Non-Violence is Back and Shaking Things Up

This is a time of rejuvenation for non-violence. The Occupy movements were built on what one writer called "the courage of young people to fly into conflict on Gandhi's wings." The Arab Spring won its tenuous victories non-violently.

This is a time of rejuvenation for non-violence. The Occupy movements were built on what one writer called "the courage of young people to fly into conflict on Gandhi's wings." The Arab Spring won its tenuous victories non-violently. A leader of the Tunisian Islamist party said recently, "I wish in the West they would focus on our non-violence when they talk about Islam, how the masses of people did not react to the incredible violence thrown at them." He meant this in contrast to the bloody civil war that Algerian Islamists fell into after being robbed of their election victory in 1992.

The U.S. civil rights movement led by Martin Luther King in the 1950s and 1960s was a high point for non-violence. But that was also a time when young activists were enthralled by freedom fighters and national liberation wars. Among African-Americans, the Black Panthers challenged King. They said change must come "by any means necessary," and they preferred guns.

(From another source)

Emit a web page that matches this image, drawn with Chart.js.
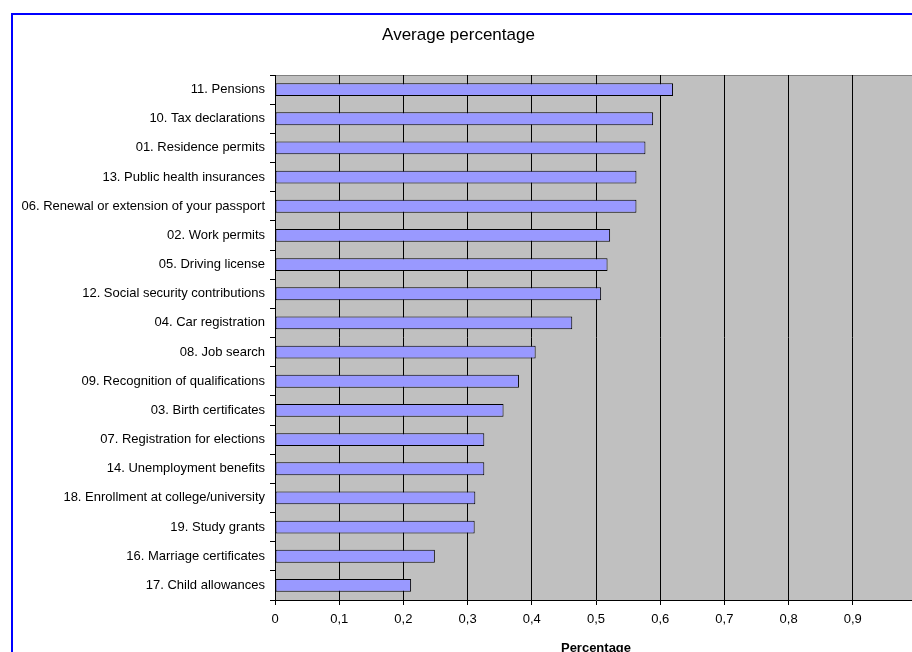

The non-violent movement itself lacks an extensive history. If you exclude Jesus of Nazareth (turn the other cheek) due to ambiguity (I come not to bring peace but a sword), it fills a small bookshelf with brief texts -- as if the idea was to do something, not write something -- over a short time span. It includes Thoreau, Tolstoy, Gandhi, King and, near the start, poet Percy Bysshe Shelley. He wrote The Masque of Anarchy in 1819 after the "Peterloo" massacre of protesters against economic crisis and lack of democracy by British cavalry. It was called Peterloo as an ironic comment on Britain's defeat of Napoleon at Waterloo.

Shelley proclaimed: "Let a great assembly be/ Of the fearless, of the free . . . Stand ye calm and resolute,/ Like a forest close and mute,/ With folded arms and looks which are/ Weapons of unvanquished war . . . With folded arms and steady eyes,/ And little fear, and less surprise/ Look upon them as they slay/ Till their rage has died away/ Then they will return with shame/ To the place from which they came . . ."

It's probably the first depiction of non-violent action. I particularly like his use of "assembly," still common in the Occupy movements.

Now think of Black Bloc actions during the G20 here, like the clip of a masked protester bashing an ATM on Queen St. frenetically, which was replayed endlessly. It wasn't violence against people, it was against a thing. But contrast that to Shelley's image and you catch the active, even menacing nature of true non-violence. The Black Bloc attack things; the non-violent refuse to attack people, and confront them with their own violence instead. It's far scarier. Ben Kingsley caught this ferocious quality of Gandhi's non-violence in the 1982 film.

Or think of University of California Davis occupiers being pepper sprayed last week by a Darth Vaderish cop as they sat impassively (shades of a Mountie spraying Vancouver protesters at APEC in 1997). There's a sense of cowardliness in the sprayer versus purposefulness among the sprayees. It's Shelley's image. The police look fearful and diminished. You see them cringe a bit as the crowd chants, Shame. They might look even more intimidated if everyone stayed utterly silent, "calm and resolute, like a forest close and mute."

These writers were aware of each other. Gandhi often quoted Shelley, during strikes or protests. (I've never understood why strikes aren't treated as a core component of the non-violent tradition.) King said he discovered non-violence through Thoreau. Tolstoy's last letter, in 1910, was to Gandhi.

There's also a theme in non-violence that has to do with wishing not to recreate what you hate through the very act of opposing it. I can relate to that. In Gandhi's introduction to Tolstoy's Letter to a Hindu, he says: "It is for us to pause and consider whether, in our impatience of English rule, we do not want to replace one evil by another and a worse." Thoreau wrote: "What I have to do is to see, at any rate, that I do not lend myself to the wrong which I condemn."

Thoreau's perfect little essay appeared in a collection called A Yankee in Canada. Its title is Civil Disobedience, with the stress, I like to think on "civil."